We had six weeks worth of meals brought into us (not every day, but at least two meals per week for six weeks). Five weeks while we were in the NICU and one more week to carry me through the first week of being home with the tiniest infant I'd ever held—who was still hooked up to an apnea monitor and an oxygen tank—because I was seriously doubting my ability to keep that boy alive and because my girls conveniently got the stomach flu the week he came home. When the sister in charge of the "compassionate service committee" called to ask, "If things were going okay," I promptly broke down sobbing.

"Oh, things are not okay," she said, understanding what my tears meant perfectly even though I wasn't able to choke out a coherent phrase. I remember shoving the phone at Andrew, who wasn't quite as an emotional mess as me, so that he could talk to her for me. She quickly volunteered to find a couple more people to feed us while I got the hang of things a little better.

Aside from dealing with a premature baby and two kids with the stomach flu, I was also trying to get ready to move. There is no way I could ever have baked cookies to "repay" all the people who brought us meals, and they weren't looking to be repaid. They did it because they loved Christ. They did it because they loved me.

While I was making the enchiladas I thought to myself, "This is part of my penance for six weeks of postpartum meals." But then a line to a hymn floated through my mind and I quickly corrected myself: "Because I have been given much, I too must give. This is part of my gratitude for six weeks of postpartum meals." I suppose it's even more than that, though, because I didn't only do it out of an obligation to "repay" or even to show my gratitude. I did it, really, because I love the ladies I took meals to. And that's why the ladies who brought me meals did it.

I believe Heavenly Father orchestrates our lives with people to serve and people to be served by, people to love and people to love by. In that way, he teaches us about the love he has for us.

President Eyring says, "Caring for those in need takes a team, a loving and unified society. That is what the Lord is building among you. He loves you for any part you play. One evidence of His appreciation is that God allows you to feel increasing love for those you serve."

And that's why I love Relief Society, I think. Every single one of those sisters would be willing to drop everything and run to my side if I needed them to. There's a whole lot of love floating around when the Relief Society gets together no matter what we're doing.
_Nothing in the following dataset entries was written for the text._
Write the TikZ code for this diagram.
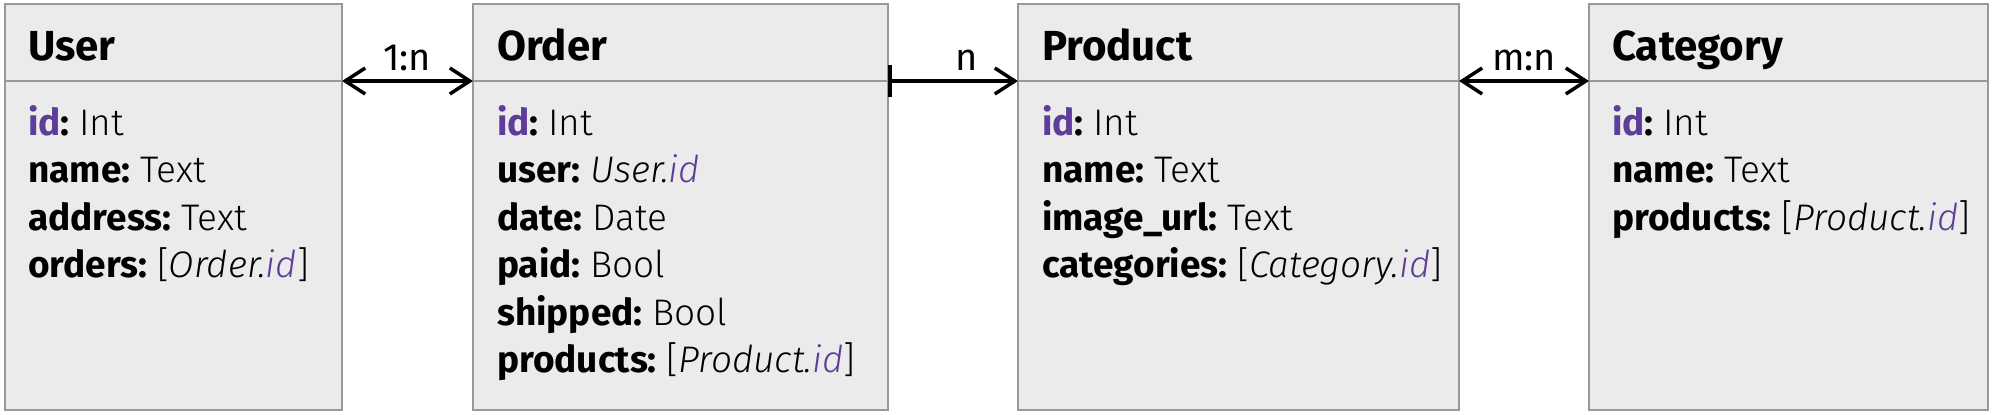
\documentclass[tikz,border=0pt]{standalone}
\usepackage{fontspec}
\setmainfont{Fira Sans}
\newfontfamily\lightf{Fira Sans Light}
\usetikzlibrary{arrows.meta}
\definecolor{boxfill}{HTML}{EBEBEB}
\definecolor{boxline}{HTML}{999999}
\definecolor{idc}{HTML}{5E3C99}
\newcommand\kid{{\bfseries\color{idc}id}{\bfseries:}\ {\lightf Int}}
\newcommand\fk[2]{{\bfseries #1:}\ {\lightf #2}}
\newcommand\rid[1]{{\lightf\itshape #1.\textcolor{idc}{id}}}
\newcommand\lrid[1]{{\lightf [{\itshape #1.\textcolor{idc}{id}}]}}
\begin{document}
\begin{tikzpicture}[x=1pt,y=-1pt,
  hbox/.style={draw=boxline, fill=boxfill, line width=2pt, inner sep=0pt, outer sep=0pt, minimum height=77pt, anchor=north west},
  bbox/.style={draw=boxline, fill=boxfill, line width=2pt, inner sep=0pt, outer sep=0pt, minimum height=329pt, anchor=north west},
  title/.style={anchor=base west, inner sep=0pt, font=\fontsize{42}{48}\selectfont\bfseries},
  attr/.style={anchor=base west, inner sep=0pt, font=\fontsize{37}{44}\selectfont},
  lbl/.style={anchor=base, inner sep=0pt, font=\fontsize{38}{44}\selectfont},
  conn/.style={line width=3.5pt, black},
  tipA/.tip={Straight Barb[length=20pt,width=26pt]},
  tipB/.tip={Bar[width=32pt]}]
\useasboundingbox (0,0) rectangle (1995,415);
% boxes
\node[hbox, minimum width=337pt] (userh) at (5,4) {};
\node[bbox, minimum width=337pt] (userb) at (5,81) {};
\node[hbox, minimum width=415pt] (orderh) at (473,4) {};
\node[bbox, minimum width=415pt] (orderb) at (473,81) {};
\node[hbox, minimum width=441pt] (producth) at (1018,4) {};
\node[bbox, minimum width=441pt] (productb) at (1018,81) {};
\node[hbox, minimum width=399pt] (categoryh) at (1589,4) {};
\node[bbox, minimum width=399pt] (categoryb) at (1589,81) {};
% titles
\node[title] (usert) at (28,60) {User};
\node[title] (ordert) at (497,60) {Order};
\node[title] (productt) at (1042,60) {Product};
\node[title] (categoryt) at (1612,60) {Category};
% user
\node[attr] (u1) at (28,135) {\kid};
\node[attr] (u2) at (28,182.5) {\fk{name}{Text}};
\node[attr] (u3) at (28,230) {\fk{address}{Text}};
\node[attr] (u4) at (28,277.5) {{\bfseries orders:}\ \lrid{Order}};
% order
\node[attr] (o1) at (497,135) {\kid};
\node[attr] (o2) at (497,182.5) {{\bfseries user:}\ \rid{User}};
\node[attr] (o3) at (497,230) {\fk{date}{Date}};
\node[attr] (o4) at (497,277.5) {\fk{paid}{Bool}};
\node[attr] (o5) at (497,325) {\fk{shipped}{Bool}};
\node[attr] (o6) at (497,372.5) {{\bfseries products:}\ \lrid{Product}};
% product
\node[attr] (p1) at (1042,135) {\kid};
\node[attr] (p2) at (1042,182.5) {\fk{name}{Text}};
\node[attr] (p3) at (1042,230) {\fk{image\_url}{Text}};
\node[attr] (p4) at (1042,277.5) {{\bfseries categories:}\ \lrid{Category}};
% category
\node[attr] (c1) at (1612,135) {\kid};
\node[attr] (c2) at (1612,182.5) {\fk{name}{Text}};
\node[attr] (c3) at (1612,230) {{\bfseries products:}\ \lrid{Product}};
% connectors
\draw[conn, tipA-tipA] (userh.south east) -- (orderh.south west);
\draw[conn, tipB-tipA] (orderh.south east) -- (producth.south west);
\draw[conn, tipA-tipA] (producth.south east) -- (categoryh.south west);
% labels
\node[lbl] (l1) at (407,70) {1:n};
\node[lbl] (l2) at (967,70) {n};
\node[lbl] (l3) at (1524,70) {m:n};
\end{tikzpicture}
\end{document}
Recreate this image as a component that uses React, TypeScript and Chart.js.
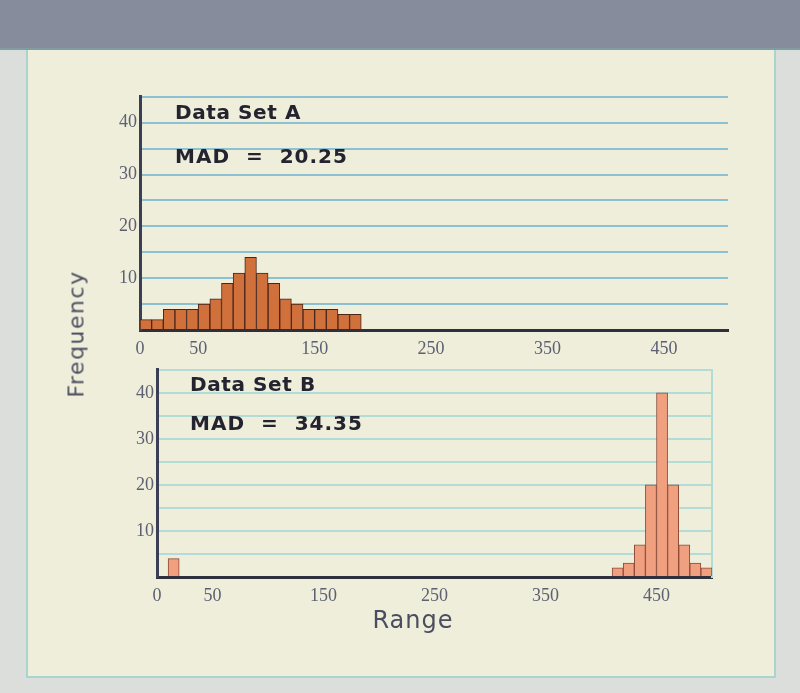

  1. I love reading your blig but seemed to appreciate this one more deeply. Thanks! It's always good to be reminded of these things!

  2. Ditto Julia. Thanks for this lovely reminder, Nancy.

  3. Love this - I've had many of the same thoughts bouncing in my head over the past year... Thanks for putting it into such lovely words!

  4. This was great! I love the couple, "What did you learn?" thing. I think we will try that.

  5. Well said! And something that's been on my mind lately, so I appreciated your thoughts on it. Thank you.

  6. Funny, I made s boat load of Sheppard's pie this past week. Dusty commented and asked if I was going to feed an army with it. I looked at the pans and around at the kids and contemplated if I had made too much. Instantly I knew I had made too much on purpose. I ended up giving a pan to a dear friend of mine who is also a single mom and had been ill lately. She's helped me out so much that it was a no-brainer where the extra supper was going. We can't always repay people the same way they help us but we can always give where and what we can.

  7. Thank you for writing my next talk. I'll read it word for word, maybe even take a break and let everyone listen to MoTab, and the congregation will be slightly confused..."She has THREE kids??"